I would strongly recommend that you capture as much data as possible and hence set the picture quality to the largest raw format available. I’ve read one photography book that recommends JPEG unless you are a really keen photographer prepared to spend time sitting in front of a computer processing images. The problem with this advice is that it doesn’t allow for your growth as a photographer. I used to travel and take snapshots, and only became interested in photography after, somewhat accidentally, ending up on a photographic trip to the Arctic. I now look rather sadly at the images from my first DSLR camera taken on trips to Botswana and the Antarctic as they were captured in JPEG. Even though my processing skills have improved dramatically, there is little that I can do with them as the original data is lost. I think the purchase of a DSLR shows that you are at least thinking about photography as a hobby and something more than simply taking snapshots. Leave yourself the option of spending more time on processing images in the future by capturing raw. In the meantime, you can always do minimal processing which really requires only a few clicks or slider adjustments before exporting your image as a JPEG ready to be printed or posted online.

Two other things to check when you set up the camera are the beep and card reminder settings. Cameras are often set up to beep when they focus on a subject. Apart from being annoying to fellow photographers, the beep can be problematic when photographing wildlife or events such as concerts. It is therefore best to switch it off when you take the camera out of the box and always leave it at that setting. If your camera has an integrated flash, you might also consider switching off automatic firing of the flash to avoid it going off unexpectedly in situations where flash is not allowed or could cause problems. I remember a young bull elephant once getting rather upset when someone’s flash went off unintentionally! The card reminder setting controls whether the camera allows images to be taken if there is no memory card in the camera. You might ask why this should even be possible and the simple answer is that it allows someone to try out a camera in a store without their image actually being stored. It is important to check that the reminder setting is activated. I knew someone who spent a Christmas taking lots of family photos with a new camera given to her by an ex-husband, only to discover later that there was no memory card in the camera. Of course, the ex-husband was blamed.

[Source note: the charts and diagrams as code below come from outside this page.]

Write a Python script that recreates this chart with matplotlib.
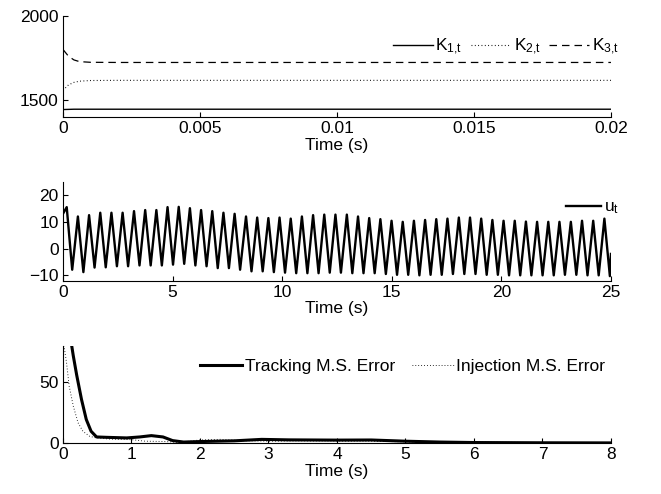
import matplotlib
matplotlib.use('Agg')
import matplotlib.pyplot as plt
from matplotlib.ticker import FormatStrFormatter

plt.rcParams['font.family'] = ['Liberation Sans', 'DejaVu Sans']
plt.rcParams['mathtext.default'] = 'regular'
plt.rcParams['font.size'] = 12.5

# top panel: gains
k_t = [0, 0.0002, 0.0004, 0.0006, 0.001, 0.002, 0.02]
k1 = [1444, 1445, 1446, 1446, 1446, 1446, 1446]
k2 = [1558, 1590, 1605, 1612, 1616, 1617, 1617]
k3 = [1800, 1760, 1738, 1728, 1724, 1723, 1723]

# middle panel: control signal extrema
peak_t = [0.17, 0.68, 1.19, 1.70, 2.21, 2.72, 3.24, 3.75, 4.26, 4.77, 5.28, 5.79, 6.30,
          6.81, 7.32, 7.83, 8.35, 8.86, 9.37, 9.88, 10.39, 10.90, 11.41, 11.92, 12.43,
          12.95, 13.46, 13.97, 14.48, 14.99, 15.50, 16.01, 16.52, 17.03, 17.54, 18.06,
          18.57, 19.08, 19.59, 20.10, 20.61, 21.12, 21.63, 22.14, 22.65, 23.17, 23.68,
          24.19, 24.70]
peak_u = [15.5, 12.0, 12.5, 13.4, 13.4, 13.4, 14.0, 14.4, 14.4, 15.5, 15.6, 15.1, 14.4,
          14.0, 13.4, 13.0, 12.0, 11.6, 11.4, 11.6, 11.2, 12.0, 12.5, 12.7, 12.7, 12.7,
          12.0, 11.4, 11.0, 10.4, 10.0, 10.4, 10.7, 11.0, 11.2, 11.6, 11.6, 11.2, 10.7,
          10.4, 10.4, 10.1, 10.0, 10.0, 10.0, 10.0, 10.4, 10.4, 11.2]
trough_t = [0.42, 0.93, 1.44, 1.95, 2.46, 2.97, 3.49, 4.00, 4.51, 5.02, 5.53, 6.04, 6.55,
            7.06, 7.57, 8.08, 8.60, 9.11, 9.62, 10.13, 10.64, 11.15, 11.66, 12.17, 12.68,
            13.20, 13.71, 14.22, 14.73, 15.24, 15.75, 16.26, 16.77, 17.28, 17.79, 18.31,
            18.82, 19.33, 19.84, 20.35, 20.86, 21.37, 21.88, 22.39, 22.90, 23.42, 23.93,
            24.44, 24.95]
trough_u = [-7.9, -8.8, -7.1, -7.0, -6.6, -6.6, -6.3, -6.3, -6.3, -6.0, -5.7, -6.3, -6.6,
            -7.3, -7.3, -7.9, -8.5, -8.5, -8.8, -9.0, -9.2, -9.2, -9.2, -9.0, -9.0, -9.2,
            -9.2, -9.2, -9.5, -9.8, -9.8, -10.0, -9.8, -9.8, -9.5, -9.5, -9.5, -9.8, -9.8,
            -10.0, -10.0, -10.0, -10.0, -10.0, -9.8, -9.8, -10.0, -10.0, -10.3]
u_start = (0.0, 13.0)
u_end = (25.0, -2.0)

# bottom panel: mean square errors
trk_t = [0.10, 0.15, 0.20, 0.27, 0.34, 0.41, 0.49, 0.63, 0.93, 1.12, 1.29, 1.46, 1.60,
         1.76, 2.0, 2.5, 2.9, 3.3, 4.0, 4.5, 5.0, 5.5, 6.0, 7.0, 8.0]
trk_e = [90, 72, 56, 36, 19.4, 9.7, 5.0, 4.7, 4.2, 5.0, 6.1, 5.0, 2.0, 0.8, 1.2, 1.8,
         3.0, 2.6, 2.4, 2.5, 1.5, 0.8, 0.4, 0.2, 0.1]
inj_t = [0.0, 0.02, 0.05, 0.09, 0.15, 0.22, 0.29, 0.39, 0.49, 0.7, 1.0, 1.2, 1.5, 1.7,
         2.0, 2.3, 2.6, 3.0, 3.5, 4.5, 5.0, 6.0, 7.0, 8.0]
inj_e = [90, 78, 67, 47, 30.5, 16.7, 9.7, 5.5, 4.2, 3.2, 2.8, 1.5, 1.2, 0.5, 2.5, 3.0,
         2.0, 1.5, 1.8, 1.5, 1.0, 0.6, 0.4, 0.3]

fig = plt.figure(figsize=(6.61, 4.94), dpi=100)
left, width = 0.0953, 0.829
ax1 = fig.add_axes([left, 0.7632, width, 0.205])
ax2 = fig.add_axes([left, 0.4318, width, 0.2004])
ax3 = fig.add_axes([left, 0.1032, width, 0.1964])

for ax in (ax1, ax2, ax3):
    ax.spines['top'].set_visible(False)
    ax.spines['right'].set_visible(False)
    ax.tick_params(direction='in', length=3.5, top=False, right=False, pad=3)
    ax.set_xlabel('Time (s)', labelpad=1)

# top
ax1.plot(k_t, k1, '-', color='black', lw=1.0, label='$K_{1{,}t}$')
ax1.plot(k_t, k2, color='black', lw=0.8, linestyle=(0, (0.8, 2.2)), label='$K_{2{,}t}$')
ax1.plot(k_t, k3, color='black', lw=0.9, linestyle=(0, (6, 4)), label='$K_{3{,}t}$')
ax1.set_xlim(0, 0.02)
ax1.set_ylim(1400, 2000)
ax1.set_xticks([0, 0.005, 0.01, 0.015, 0.02])
ax1.xaxis.set_major_formatter(FormatStrFormatter('%g'))
ax1.set_yticks([1500, 2000])
ax1.legend(loc='upper right', ncol=3, frameon=False, handlelength=2.3,
           handletextpad=0.15, columnspacing=0.5, borderaxespad=0.0,
           borderpad=0.0, bbox_to_anchor=(1.015, 0.79))

# middle
ut = [u_start[0]]
uv = [u_start[1]]
for tp, up, tt, ut_ in zip(peak_t, peak_u, trough_t, trough_u):
    ut += [tp, tt]
    uv += [up, ut_]
ut.append(u_end[0])
uv.append(u_end[1])
ax2.plot(ut, uv, '-', color='black', lw=1.7, solid_joinstyle='round', label='$u_t$')
ax2.set_xlim(0, 25)
ax2.set_ylim(-12, 25)
ax2.set_yticks([-10, 0, 10, 20])
ax2.set_xticks([0, 5, 10, 15, 20, 25])
ax2.legend(loc='upper right', frameon=False, handlelength=2.0, handletextpad=0.2,
           borderaxespad=0.0, borderpad=0.0, bbox_to_anchor=(1.015, 0.82))

# bottom
ax3.plot(trk_t, trk_e, '-', color='black', lw=2.2, label='Tracking M.S. Error')
ax3.plot(inj_t, inj_e, color='black', lw=0.7, linestyle=(0, (0.8, 2.2)),
         label='Injection M.S. Error')
ax3.set_xlim(0, 8)
ax3.set_ylim(0, 80)
ax3.set_yticks([0, 50])
ax3.set_xticks(range(0, 9))
ax3.legend(loc='upper right', ncol=2, frameon=False, handlelength=2.4,
           handletextpad=0.15, columnspacing=1.0, borderaxespad=0.0,
           borderpad=0.0, bbox_to_anchor=(0.99, 0.87))

fig.savefig('out.png', dpi=100)
plt.close(fig)
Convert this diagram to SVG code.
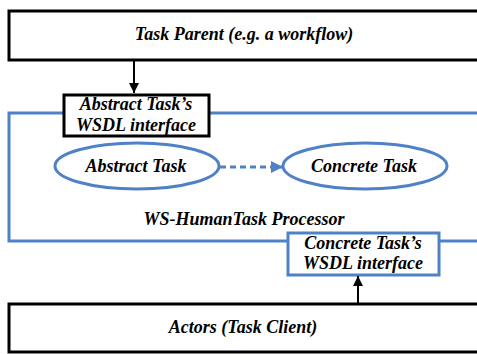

Last, but not least, is a setting that comes as a revelation when people find out about it later down the line. Next to the viewfinder eyepiece, there should be a dioptric adjustment dial that allows you to adjust the setting for your eyesight so that the information displayed in the viewfinder is sharp. I once attended a photography workshop for beginners where many people said this was the most useful discovery of the day. I’ve also had a fellow photographer pass their camera to me to check something and I couldn’t read anything in the viewfinder as it was totally blurred. When I asked if it was really adjusted to their eyesight, it turned out that they didn’t know it could be adjusted. They were amazed at how much easier everything became once they could easily read their camera settings in the viewfinder. You should remember to check this periodically, as the dial can sometimes be knocked accidentally and the best settings may vary according to specific eyewear and contact lenses.

These are all general settings that you can leave in place. The next thing is to learn about the basic settings used to capture specific images and I hope to share some tips with you for settings used to take wildlife images in future articles.